Security Best Practices for Connection Pool Monitoring

Monitoring database connection pools introduces additional attack surfaces that require careful consideration. The metrics endpoint exposed by exporters like pgbouncer_exporter reveals internal connection state that could help an attacker understand your database topology and connection patterns. Always bind the metrics endpoint to a private network interface and use Prometheus mTLS authentication to scrape it.

Network-level access controls should restrict who can query the PgBouncer admin console. The admin port (6432 by default) exposes pool statistics, client lists, and server state — information that could reveal application architecture. Configure admin_users in PgBouncer to limit access to specific authenticated users, and use listen_addr to restrict the admin interface to localhost only when possible.

For PgPool-II, the PCP (PgPool Control Protocol) interface on port 9898 provides administrative access to pool configuration and statistics. Protect PCP connections with MD5 authentication and firewall rules that restrict access to monitoring hosts only. The pcp.conf file should contain hashed passwords for all PCP users.

Connection pool logs often contain sensitive information including SQL query patterns and client IP addresses. Configure log levels to minimize sensitive data exposure — log_connections and log_disconnections are useful for debugging but should be disabled in production unless required for compliance auditing. When logs are required, route them to a centralized log management system with appropriate access controls.

Regularly audit connection pool configurations against security baselines.
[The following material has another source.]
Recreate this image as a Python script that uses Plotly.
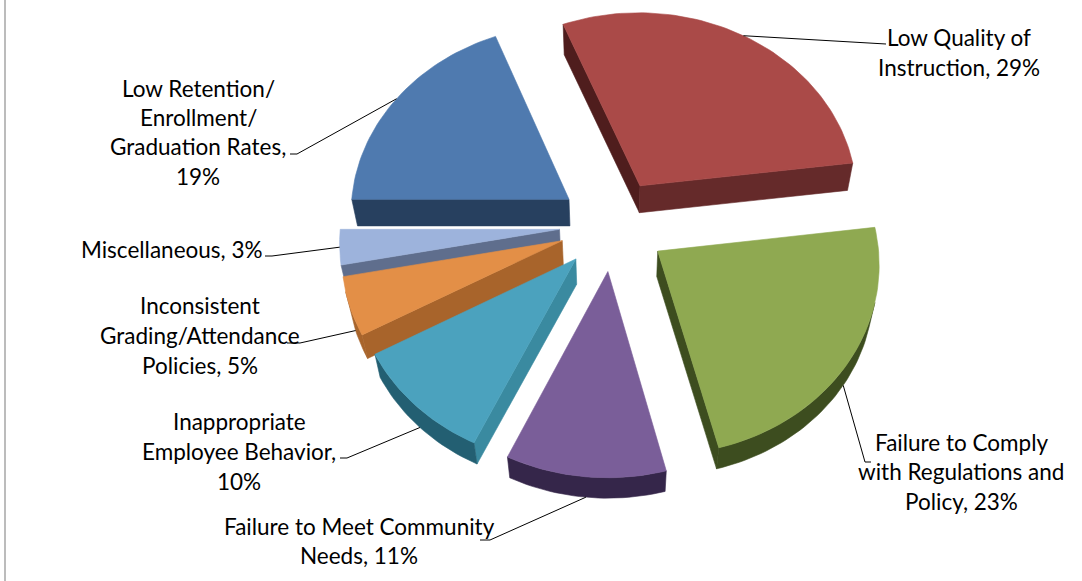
import math
import plotly.graph_objects as go

# Chart data
categories = ["Low Quality of Instruction", "Failure to Comply with Regulations and Policy",
              "Failure to Meet Community Needs", "Inappropriate Employee Behavior",
              "Inconsistent Grading/Attendance Policies", "Miscellaneous",
              "Low Retention/Enrollment/Graduation Rates"]
shares = [29, 23, 11, 10, 5, 3, 19]
label_lines = [
    ["Low Quality of", "Instruction, 29%"],
    ["Failure to Comply", "with Regulations and", "Policy, 23%"],
    ["Failure to Meet Community", "Needs, 11%"],
    ["Inappropriate", "Employee Behavior,", "10%"],
    ["Inconsistent", "Grading/Attendance", "Policies, 5%"],
    ["Miscellaneous, 3%"],
    ["Low Retention/", "Enrollment/", "Graduation Rates,", "19%"],
]

# Slice colours: top face, arc wall, wall on the slice's opening edge, wall on its closing edge
top_colors = ["#AA4A48", "#8FA951", "#7A5E99", "#4BA2BE", "#E38F47", "#9DB3DC", "#4F7AAF"]
arc_colors = ["#652A2A", "#3D4D1F", "#35264A", "#235F72", "#A8642B", "#5F6E8D", "#27405F"]
open_wall_colors = ["#4F1D1D", "#3D4D1F", "#35264A", "#3A8AA0", "#A8642B", "#5F6E8D", "#27405F"]
close_wall_colors = ["#652A2A", "#3D4D1F", "#35264A", "#235F72", "#A8642B", "#5F6E8D", "#27405F"]

# Projection of the tilted, exploded pie onto the page (pixel space)
first_angle = -21.6
explode = 0.245
center_x, center_y = 613, 225
radius_x, radius_y = 219, 188
perspective = 0.06
base_scale, base_drop = 0.978, 26

# Label centres and leader elbows in page pixels
label_x = [959, 961, 359, 239, 200, 172, 198]
label_y = [[37, 67], [442, 471, 501], [526, 555], [421, 451, 481], [305, 335, 365], [249], [88, 117, 146, 176]]
leader_elbows = [[(886, 44)], [(865, 462), (871, 462)], [(490, 540), (480, 540)],
                 [(347, 458), (340, 458)], [(300, 343), (287, 343)],
                 [(272, 256), (265, 256)], [(297, 154), (290, 154)]]
paint_order = [0, 6, 5, 4, 3, 2, 1]


def project_top(u, v):
    f = 1 / (1 + perspective * v)
    return center_x + radius_x * u * f, center_y - radius_y * v * f


def to_base(p):
    return (center_x + (p[0] - center_x) * base_scale,
            center_y + (p[1] - center_y) * base_scale + base_drop)


def polar(angle):
    a = math.radians(angle)
    return math.sin(a), math.cos(a)


def polygon(points, color):
    xs = [p[0] for p in points] + [points[0][0]]
    ys = [p[1] for p in points] + [points[0][1]]
    return go.Scatter(x=xs, y=ys, mode="lines", fill="toself", fillcolor=color,
                      line=dict(color=color, width=0.6), hoverinfo="skip", showlegend=False)


def facing_viewer(p, q):
    # The outline is walked clockwise, so a near wall has a negative signed area on screen
    pts = [p, q, to_base(q), to_base(p)]
    area = sum(pts[i][0] * pts[(i + 1) % 4][1] - pts[(i + 1) % 4][0] * pts[i][1] for i in range(4))
    return area < 0


def wall_runs(path):
    runs, run = [], []
    for p, q in zip(path, path[1:]):
        if facing_viewer(p, q):
            run = run or [p]
            run.append(q)
        elif run:
            runs.append(run)
            run = []
    if run:
        runs.append(run)
    return runs


# Angular extent of every slice, clockwise from the top
spans = []
start = first_angle
for share in shares:
    end = start + share * 3.6
    spans.append((start, end))
    start = end

fig = go.Figure()
leader_x, leader_y = [], []

for i in paint_order:
    a0, a1 = spans[i]
    mid = (a0 + a1) / 2
    off_u, off_v = polar(mid)
    off_u *= explode
    off_v *= explode
    apex = project_top(off_u, off_v)
    steps = max(6, int((a1 - a0) / 1.5))
    rim = []
    for k in range(steps + 1):
        su, sv = polar(a0 + (a1 - a0) * k / steps)
        rim.append(project_top(off_u + su, off_v + sv))

    # The outline runs apex -> rim start -> along the arc -> rim end -> apex
    for path, color in (([apex, rim[0]], open_wall_colors[i]),
                        (rim, arc_colors[i]),
                        ([rim[-1], apex], close_wall_colors[i])):
        for run in wall_runs(path):
            fig.add_trace(polygon(run + [to_base(p) for p in reversed(run)], color))
    fig.add_trace(polygon([apex] + rim, top_colors[i]))

    # Leader line leaves the rim at the slice's mid angle
    mu, mv = polar(mid)
    anchor = project_top(off_u + mu, off_v + mv)
    if off_v + mv < -0.3:
        anchor = to_base(anchor)
    path = [anchor] + leader_elbows[i]
    leader_x += [p[0] for p in path] + [None]
    leader_y += [p[1] for p in path] + [None]

fig.add_trace(go.Scatter(x=leader_x, y=leader_y, mode="lines",
                         line=dict(color="#000000", width=1),
                         hoverinfo="skip", showlegend=False))

annotations = []
for lines, x, ys in zip(label_lines, label_x, label_y):
    for line, y in zip(lines, ys):
        annotations.append(dict(x=x, y=y, text=line, showarrow=False, xanchor="center",
                                yanchor="middle", font=dict(family="Lato", size=22.5, color="#000000")))

fig.update_layout(
    width=1082, height=581, margin=dict(l=0, r=0, t=0, b=0),
    paper_bgcolor="#FFFFFF", plot_bgcolor="#FFFFFF", showlegend=False,
    xaxis=dict(range=[0, 1082], visible=False, fixedrange=True),
    yaxis=dict(range=[581, 0], visible=False, fixedrange=True),
    annotations=annotations,
    shapes=[dict(type="line", xref="x", yref="y", x0=5, x1=5, y0=0, y1=581,
                 line=dict(color="#A6A6A6", width=1.5))],
)

fig.write_html("out.html", config={"displayModeBar": False})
Verify that pool_mode is set to transaction rather than session to prevent connection hijacking, that TLS is enabled for all database connections, and that password authentication is required for all clients. Automated configuration scanning tools can detect drift from approved security baselines and alert operators when unauthorized changes are made.

FAQ

What is the most important connection pool metric to monitor?

Pool utilization percentage — the ratio of active connections to maximum connections. When utilization consistently exceeds 80%, you should increase pool size or investigate connection leaks. A sudden spike to 100% means clients are being rejected.

How do I detect connection leaks in a pool?

Monitor the client_waiting metric. If it’s consistently growing while server_active stays constant, connections are being held open by applications and not released back to the pool. Also watch for idle connections that never return to the pool.

What is the difference between session and transaction pool mode?

Session mode assigns a dedicated backend connection to each client for the duration of the session. Transaction mode returns the connection to the pool after each transaction completes, allowing more efficient connection reuse. Transaction mode is recommended for most web applications.

Can I monitor connection pools without Prometheus?

Yes — PgBouncer’s admin console provides real-time statistics via SHOW POOLS, SHOW LISTS, and SHOW STATS. PgPool-II exposes pool state through SQL views. However, without a time-series database, you lose historical trending, alerting, and dashboard capabilities.

How many PgBouncer connections should I configure?

Start with default_pool_size set to 2-4x your database’s max_connections divided by the number of application instances. Monitor utilization and adjust. A common starting point is 20-50 connections per pool for web applications.

Does PgBouncer support connection health checks?

PgBouncer validates connections by sending a simple query when a connection is first used from the pool. The server_check_query and server_check_delay parameters control this behavior. Setting server_check_delay to a low value ensures stale connections are detected quickly.